Vladimir's answer explained what the
compiler is doing. Based on that information, I developed a solution: Creating a wrapper
struct around Box<Quack>.
The wrapper is called QuackWrap. It has a fixed size, and it can be used just like any
other struct (I think). The Box inside QuackWrap allows me to build a QuackWrap
around any trait that implements Quack.

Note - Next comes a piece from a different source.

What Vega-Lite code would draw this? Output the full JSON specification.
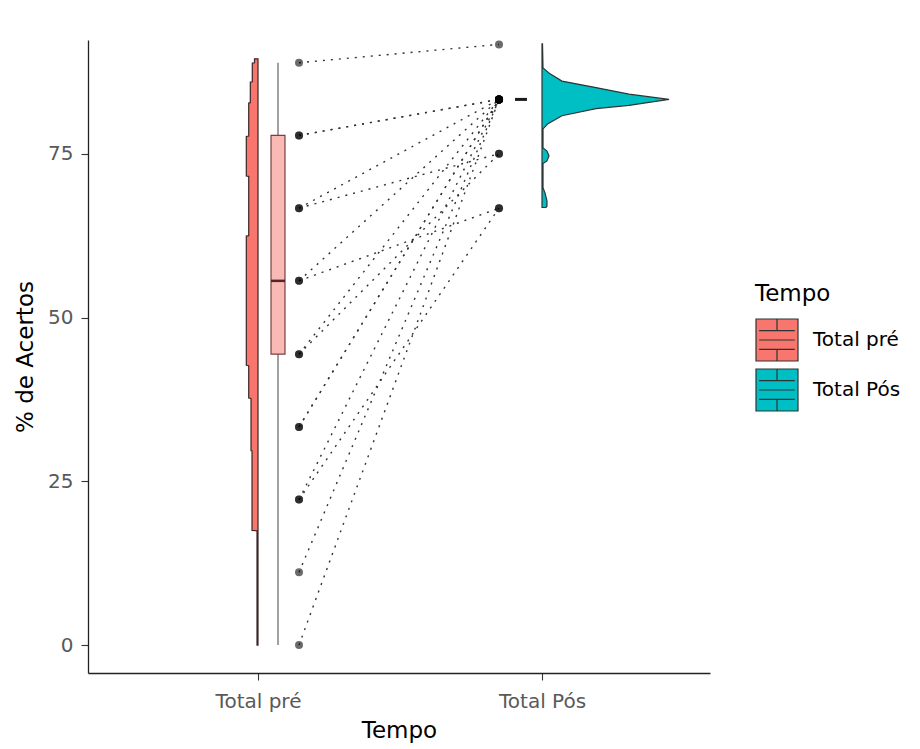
{
  "$schema": "https://vega.github.io/schema/vega-lite/v6.json",
  "width": 622,
  "height": 633,
  "autosize": "none",
  "padding": {"left": 88, "top": 40, "right": 210, "bottom": 76},
  "background": "white",
  "config": {
    "view": {"stroke": null},
    "font": "DejaVu Sans",
    "axis": {
      "grid": false,
      "domainColor": "#222222",
      "domainWidth": 1.3,
      "tickColor": "#333333",
      "tickWidth": 1.1,
      "tickSize": 7,
      "labelFontSize": 20,
      "labelColor": "#595959",
      "titleFontSize": 23,
      "titleFontWeight": "normal",
      "titleColor": "#000000"
    },
    "axisX": {"labelPadding": 11, "titlePadding": 8},
    "axisY": {"labelPadding": 8, "titlePadding": 10}
  },
  "datasets": {
    "subj": [
      {"id": 1, "pre": 0, "pos": 83.3},
      {"id": 2, "pre": 11.1, "pos": 83.3},
      {"id": 3, "pre": 22.2, "pos": 83.3},
      {"id": 4, "pre": 22.2, "pos": 66.7},
      {"id": 5, "pre": 33.3, "pos": 83.3},
      {"id": 6, "pre": 33.3, "pos": 83.3},
      {"id": 7, "pre": 44.4, "pos": 83.3},
      {"id": 8, "pre": 44.4, "pos": 75.0},
      {"id": 9, "pre": 55.6, "pos": 83.3},
      {"id": 10, "pre": 55.6, "pos": 66.7},
      {"id": 11, "pre": 66.7, "pos": 83.3},
      {"id": 12, "pre": 66.7, "pos": 75.0},
      {"id": 13, "pre": 77.8, "pos": 83.3},
      {"id": 14, "pre": 77.8, "pos": 83.3},
      {"id": 15, "pre": 88.9, "pos": 91.7}
    ],
    "vio": [
      {"tempo": "Total pré", "v": 0, "d": 0.0079},
      {"tempo": "Total pré", "v": 17.45, "d": 0.0079},
      {"tempo": "Total pré", "v": 17.5, "d": 0.0472},
      {"tempo": "Total pré", "v": 29.65, "d": 0.0472},
      {"tempo": "Total pré", "v": 29.7, "d": 0.0551},
      {"tempo": "Total pré", "v": 37.65, "d": 0.0551},
      {"tempo": "Total pré", "v": 37.7, "d": 0.0732},
      {"tempo": "Total pré", "v": 42.65, "d": 0.0732},
      {"tempo": "Total pré", "v": 42.7, "d": 0.0921},
      {"tempo": "Total pré", "v": 62.45, "d": 0.0921},
      {"tempo": "Total pré", "v": 62.5, "d": 0.0732},
      {"tempo": "Total pré", "v": 71.55, "d": 0.0732},
      {"tempo": "Total pré", "v": 71.6, "d": 0.0921},
      {"tempo": "Total pré", "v": 77.65, "d": 0.0921},
      {"tempo": "Total pré", "v": 77.7, "d": 0.0732},
      {"tempo": "Total pré", "v": 82.75, "d": 0.0732},
      {"tempo": "Total pré", "v": 82.8, "d": 0.0606},
      {"tempo": "Total pré", "v": 85.95, "d": 0.0606},
      {"tempo": "Total pré", "v": 86.0, "d": 0.0449},
      {"tempo": "Total pré", "v": 88.85, "d": 0.0449},
      {"tempo": "Total pré", "v": 88.9, "d": 0.0276},
      {"tempo": "Total pré", "v": 89.5, "d": 0.0276},
      {"tempo": "Total Pós", "v": 66.8, "d": 0.031},
      {"tempo": "Total Pós", "v": 67.0, "d": 0.039},
      {"tempo": "Total Pós", "v": 67.8, "d": 0.039},
      {"tempo": "Total Pós", "v": 69.0, "d": 0.024},
      {"tempo": "Total Pós", "v": 69.8, "d": 0.0079},
      {"tempo": "Total Pós", "v": 73.5, "d": 0.0079},
      {"tempo": "Total Pós", "v": 73.9, "d": 0.039},
      {"tempo": "Total Pós", "v": 74.7, "d": 0.055},
      {"tempo": "Total Pós", "v": 75.4, "d": 0.039},
      {"tempo": "Total Pós", "v": 75.9, "d": 0.0079},
      {"tempo": "Total Pós", "v": 78.8, "d": 0.0079},
      {"tempo": "Total Pós", "v": 79.6, "d": 0.047},
      {"tempo": "Total Pós", "v": 80.8, "d": 0.157},
      {"tempo": "Total Pós", "v": 81.9, "d": 0.425},
      {"tempo": "Total Pós", "v": 82.4, "d": 0.685},
      {"tempo": "Total Pós", "v": 83.3, "d": 1.0},
      {"tempo": "Total Pós", "v": 84.1, "d": 0.685},
      {"tempo": "Total Pós", "v": 85.1, "d": 0.425},
      {"tempo": "Total Pós", "v": 86.1, "d": 0.157},
      {"tempo": "Total Pós", "v": 87.2, "d": 0.063},
      {"tempo": "Total Pós", "v": 88.1, "d": 0.0079},
      {"tempo": "Total Pós", "v": 91.8, "d": 0.0039}
    ],
    "box": [
      {"tempo": "Total pré", "lower": 0, "q1": 44.4, "median": 55.6, "q3": 77.8, "upper": 88.9},
      {"tempo": "Total Pós", "lower": 83.3, "q1": 83.3, "median": 83.3, "q3": 83.3, "upper": 83.3}
    ]
  },
  "layer": [
    {
      "data": {"name": "vio"},
      "transform": [
        {"filter": "datum.tempo == 'Total pré'"},
        {"calculate": "1 - datum.d * 0.4472", "as": "xl"}
      ],
      "mark": {"type": "area", "orient": "horizontal", "stroke": "#3a2626", "strokeWidth": 1.2},
      "encoding": {
        "y": {"field": "v", "type": "quantitative", "title": "% de Acertos",
              "scale": {"domain": [-4.27, 92.37], "nice": false, "zero": false},
              "axis": {"values": [0, 25, 50, 75]}},
        "x": {"field": "xl", "type": "quantitative", "title": "Tempo", "stack": null,
              "scale": {"domain": [0.4014, 2.5915], "nice": false, "zero": false},
              "axis": {"values": [1, 2], "labelExpr": "datum.value == 1 ? 'Total pré' : 'Total Pós'", "labelFlush": false}},
        "x2": {"datum": 1},
        "fill": {"field": "tempo", "type": "nominal",
                 "scale": {"domain": ["Total pré", "Total Pós"], "range": ["#F8766D", "#00BFC4"]},
                 "legend": {
                   "title": "Tempo", "orient": "none", "legendX": 667, "legendY": 243,
                   "symbolType": "M-1,-1H1V1H-1Z M-0.85,-0.45H0.85 M-0.85,0H0.85 M-0.85,0.45H0.85 M0,-1V-0.45 M0,0.45V1",
                   "symbolSize": 1764, "symbolStrokeColor": "#3a3a3a", "symbolStrokeWidth": 1.2, "symbolOpacity": 1,
                   "titleFontSize": 23, "titleFontWeight": "normal", "titleColor": "#000000",
                   "labelFontSize": 20, "labelColor": "#000000", "labelOffset": 14,
                   "rowPadding": 2, "titlePadding": 12, "padding": 0
                 }}
      }
    },
    {
      "data": {"name": "vio"},
      "transform": [
        {"filter": "datum.tempo == 'Total Pós'"},
        {"calculate": "2 + datum.d * 0.4472", "as": "xr"}
      ],
      "mark": {"type": "area", "orient": "horizontal", "stroke": "#2b3535", "strokeWidth": 1.2},
      "encoding": {
        "y": {"field": "v", "type": "quantitative"},
        "x": {"field": "xr", "type": "quantitative", "stack": null},
        "x2": {"datum": 2},
        "fill": {"field": "tempo", "type": "nominal"}
      }
    },
    {
      "data": {"name": "box"},
      "transform": [{"filter": "datum.tempo == 'Total pré'"}],
      "mark": {"type": "rule", "color": "#6e6e6e", "strokeWidth": 1.3},
      "encoding": {
        "x": {"datum": 1.0704},
        "y": {"field": "lower", "type": "quantitative"},
        "y2": {"field": "upper"}
      }
    },
    {
      "data": {"name": "box"},
      "transform": [{"filter": "datum.tempo == 'Total pré'"}],
      "mark": {"type": "rect", "fill": "#F9BAB5", "stroke": "#7a4040", "strokeWidth": 1.2},
      "encoding": {
        "x": {"datum": 1.0458},
        "x2": {"datum": 1.095},
        "y": {"field": "q1", "type": "quantitative"},
        "y2": {"field": "q3"}
      }
    },
    {
      "data": {"name": "box"},
      "transform": [{"filter": "datum.tempo == 'Total pré'"}],
      "mark": {"type": "rule", "color": "#5a2323", "strokeWidth": 2.5},
      "encoding": {
        "x": {"datum": 1.0458},
        "x2": {"datum": 1.095},
        "y": {"field": "median", "type": "quantitative"}
      }
    },
    {
      "data": {"name": "box"},
      "transform": [{"filter": "datum.tempo == 'Total Pós'"}],
      "mark": {"type": "rule", "color": "#1a1a1a", "strokeWidth": 3},
      "encoding": {
        "x": {"datum": 1.905},
        "x2": {"datum": 1.947},
        "y": {"field": "median", "type": "quantitative"}
      }
    },
    {
      "data": {"name": "subj"},
      "mark": {"type": "rule", "color": "#333333", "strokeWidth": 1.4, "strokeDash": [2, 6]},
      "encoding": {
        "x": {"datum": 1.1444},
        "x2": {"datum": 1.8486},
        "y": {"field": "pre", "type": "quantitative"},
        "y2": {"field": "pos"}
      }
    },
    {
      "data": {"name": "subj"},
      "mark": {"type": "circle", "color": "#000000", "opacity": 0.58, "size": 64},
      "encoding": {
        "x": {"datum": 1.1444},
        "y": {"field": "pre", "type": "quantitative"}
      }
    },
    {
      "data": {"name": "subj"},
      "mark": {"type": "circle", "color": "#000000", "opacity": 0.58, "size": 64},
      "encoding": {
        "x": {"datum": 1.8486},
        "y": {"field": "pos", "type": "quantitative"}
      }
    }
  ]
}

Thus, I can have a Vec<Rc<RefCell<QuackWrap>>>
where the inner values are a mixture of Ducks, Gooses, etc.
use std::rc::Rc;
use std::cell::RefCell;
trait Quack {
fn quack(&self);
}
struct Duck;
impl Quack for Duck {
fn quack(&self) { println!("Quack!"); }
}
struct QuackWrap(Box<Quack>);
impl QuackWrap {
pub fn new<T: Quack + 'static>(value: T) -> QuackWrap {
QuackWrap(Box::new(value))
}
}
fn main() {
let mut pond: Vec<Box<Quack>> = Vec::new();
let duck: Box<Duck> = Box::new(Duck);
pond.push(duck); // This is valid.
// This would be a type error:
//let mut lake: Vec<Rc<RefCell<Box<Quack>>>> = Vec::new();
//let mallard: Rc<RefCell<Box<Duck>>> = Rc::new(RefCell::new(Box::new(Duck)));
//lake.push(mallard); // This is a type mismatch.
// Instead, we can do this:
let mut lake: Vec<Rc<RefCell<QuackWrap>>> = Vec::new();
let mallard: Rc<RefCell<QuackWrap>> = Rc::new(RefCell::new(QuackWrap::new(Duck)));
lake.push(mallard); // This is valid.
}
As an added convenience, I'll probably want to implement Deref and DefrefMut on
QuackWrap. But that's not necessary for the above example.